Maka dibukakan pintu rumahnya, didepannya berdiri seorang Imam Asy-syaikh Sa’id bin Musayyib. Dia menduga bahwa Syaikh tersebut menyadari ketergesaannya dalam menikahkan puterinya lalu datang untuk membicarakan hal tersebut kepadanya. Oleh sebab itu Abu Wada’ah segera berkata, “Wahai Aba Muhammad, mengapa engkau tidak menyuruh seseorang saja untuk memanggilku ?”
“Tidak, engkaulah yang harus didatangi. “
“Penghargaan bagiku ?”
“Tidak, sebenarnya aku datang untuk masalah penting. “
“Apa yang engkau kehandaki yaa Syaikh ? Allah merahmati anda. “
“Sesungguhnya puteriku sudah menjadi isterimu, berdasarkan atas agama ini. Maka aku tidak senang membiarkanmu berada ditempatmu, sedangkan isterimu berada ditempat lain. Oleh sebab itu kubawa dia sekarang, “
“Anda membawanya kemari ?”
“Benar. “
Lalu Abu Wada’ah melihat isterinya itu berdiri di belakang Syaih tersebut. Syaikh kemudian berpaling dan berkata kepada puterinya, “ Masuklah kerumah suamimu dengan nama dan berkah Allah wahai puteriku, “ Ketika isteri Abu Wada’ah hendak melangkah, dia tersangkut gaunnya, sehingga nyaris jatuh, mungkin karena ia malu.

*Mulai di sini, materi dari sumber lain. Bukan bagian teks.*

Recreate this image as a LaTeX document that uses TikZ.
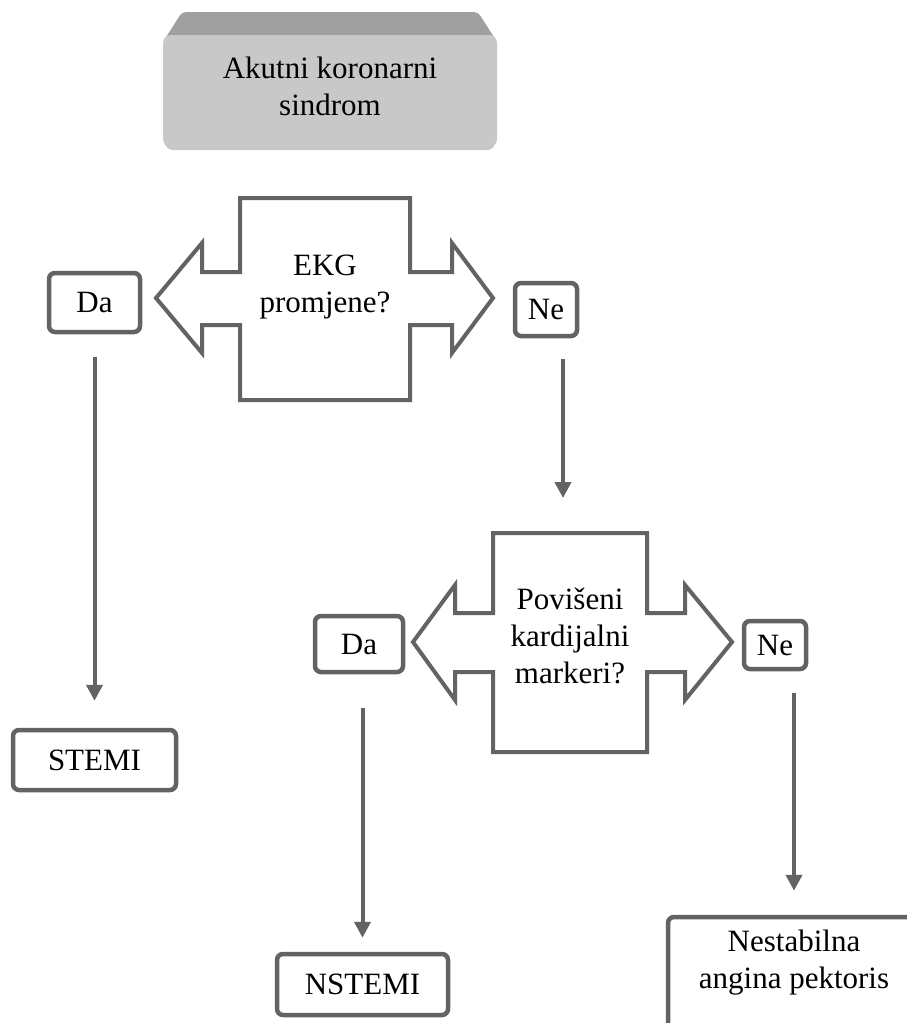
\documentclass[tikz,border=0pt]{standalone}
\usepackage{fontspec}
\setmainfont{Liberation Serif}
\usetikzlibrary{arrows.meta}
\definecolor{edge}{HTML}{636363}
\definecolor{bevelface}{HTML}{C8C8C8}
\definecolor{beveltop}{HTML}{A0A0A0}
\begin{document}
\begin{tikzpicture}[x=1pt, y=-1pt,
  every node/.style = {font=\fontsize{31}{37}\selectfont, align=center},
  box/.style = {draw=edge, line width=4.5pt, rounded corners=6pt, inner sep=0pt},
  choice/.style = {draw=edge, line width=4pt, fill=white, line join=miter},
  flow/.style = {draw=edge, line width=4pt, -{Triangle[width=16pt,length=16pt]}}]
\useasboundingbox (0,0) rectangle (907,1023);
% top box
\fill[gray!45, rounded corners=8pt] (165,40) rectangle (495,150);
\fill[beveltop, rounded corners=4pt] (163,42) -- (182,12) -- (478,12) -- (497,42) -- cycle;
\node[fill=bevelface, rounded corners=8pt, minimum width=334pt, minimum height=112pt, text depth=10pt] (acs) at (330,91) {Akutni koronarni\\sindrom};
% first question
\draw[choice] (156,298) -- (202,243) -- (202,272) -- (240,272) -- (240,198) -- (410,198) -- (410,272) -- (452,272) -- (452,243) -- (493,298) -- (452,353) -- (452,325) -- (410,325) -- (410,400) -- (240,400) -- (240,325) -- (202,325) -- (202,353) -- cycle;
\node (ekg) at (325,287) {EKG\\promjene?};
\node[box, minimum width=91pt, minimum height=59pt] (da1) at (94.5,302.5) {Da};
\node[box, minimum width=62pt, minimum height=53pt] (ne1) at (546,309.5) {Ne};
\node[box, minimum width=163pt, minimum height=60pt] (stemi) at (94.5,760) {STEMI};
% second question
\draw[choice] (413,642) -- (455,585) -- (455,613) -- (493,613) -- (493,533) -- (647,533) -- (647,613) -- (685,613) -- (685,585) -- (732,642) -- (685,700) -- (685,672) -- (647,672) -- (647,752) -- (493,752) -- (493,672) -- (455,672) -- (455,700) -- cycle;
\node (markeri) at (570,636) {Povišeni\\kardijalni\\markeri?};
\node[box, minimum width=88pt, minimum height=56pt] (da2) at (359,644) {Da};
\node[box, minimum width=62pt, minimum height=48pt] (ne2) at (775,645) {Ne};
\node[box, minimum width=171pt, minimum height=61pt] (nstemi) at (362.5,984.5) {NSTEMI};
\node[box, minimum width=252pt, minimum height=112pt, text depth=27pt] (nap) at (794,973) {Nestabilna\\angina pektoris};
% arrows
\coordinate (k1) at (563,498);
\draw[flow, shorten <=23pt, shorten >=27pt] (da1.south) -- (stemi.north);
\draw[flow, shorten <=21pt] (ne1.south -| k1) -- (k1);
\draw[flow, shorten <=34pt, shorten >=14pt] (da2.south -| nstemi.north) -- (nstemi.north);
\draw[flow, shorten <=22pt, shorten >=24pt] (ne2.south -| nap.north) -- (nap.north);
\end{tikzpicture}
\end{document}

Sedangkan Abu Wada’ah hanya bisa terpaku didepannya tanpa harus bilang apa, setelah tersadar buru-buru diambilnya piring berisi roti dan minyak tadi, dia geser kebelakang agar isterinya tidak melihatnya.
Tak lama kemudian ibunya datang, setelah melihat isteri Abu Wada’ah, dia berpaling kepada Abu Wada’ah seraya berkata, “Haram wajahku bagimu kalau engkau tidak membiarkan aku memboyongnya sebagai pengantin yang terhormat, " Terserah ibulah, aku setuju saja, " jawab Abu Wada'ah. Maka diboyonglah isterinya itu oleh ibunya. Tiga hari kemudian isterinya diantarkan kembali kepada Abu Wada'ah. Ternyata isterinya adalah seorang yang tercantik di Madinah, paling hafal kitabullah, dan paling mengerti akan soal-soal hadits Rasulullah Shallallahu 'Alaihi wa Sallam, juga paling paham hak-hak suami isteri.
Ada saat yang berbahagia bagi Abu Wada'ah ketika itu ia ingin pergi ke halaqohnya bapak mertuanya untuk menuntut ilmu, akan tetapi oleh isterinya dicegahlah niatnya, sambil berkata, " Wahai suamiku hendak kemana dirimu pergi ? maka Abu Wada'ah menjawab mau menghadiri majelis ilmu bapakmu, maka dengan perkataan lembut isterinya berkata, " belajarlah bersamaku karena ilmu bapak sebanding dengan ilmuku,......"
subhaanallahu, Allahu Akbar sungguh kisah pernikahan dua insan anak manusia yang sangat indah untuk dikenang.
Maka berbahagialah bagi para pemuda yang dikaruniai oleh Allah Ta'ala pendamping hidup yang sholehah seperti itu.
Adakah Abu Wada'ah, Abu Wada'ah selanjutnya..........?????